Abstract

South African novelist Dalene Matthee’s last forest novel, Dreamforest, was published in 2003. This novel concludes her tetralogy of historical fiction novels focusing on the poor white timber community living in the Eastern Cape’s tropical Knysna forest. Initially the representation of a human-nonhuman relationship in Dreamforest suggests a connection between the sexist and classist treatment of the protagonist, Karoliena, and the deforestation of the Knysna forest.
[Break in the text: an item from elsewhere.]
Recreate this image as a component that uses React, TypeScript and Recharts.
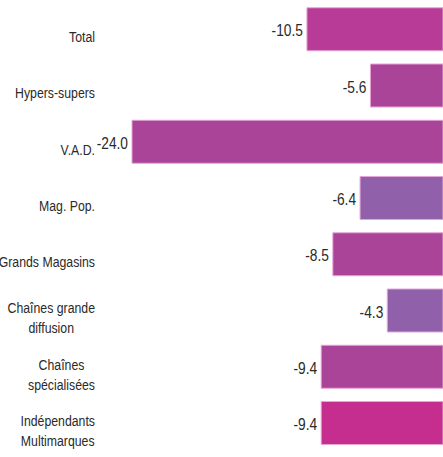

When Karoliena rejects the town’s prescript of Afrikaner nationalist volksmoeder identity, which South African theorist, Elsabé Brink (1990: 280), describes as an emulation of characteristics including a ‘sense of religion, bravery, a love of freedom, the spirit of sacrifice, self-reliance, [and] housewifeliness’, it is suggested that she opposes homogenous, monolithic racial and gender classifications. However, the reunion of Karoliena and Johannes at the end of the novel initiates Karoliena’s acceptance of the volksmoeder identity, and by implication, her rejection of the forest. Her return to Johannes therefore suggests that the nonhuman is only ever an instrument in the poor white Afrikaans woman’s search for identity and her feminist upliftment project(s). The following article analyses the depiction of this human-nonhuman relationship, primarily utilising Tiffany Willoughby-Herard’s work in whiteness studies.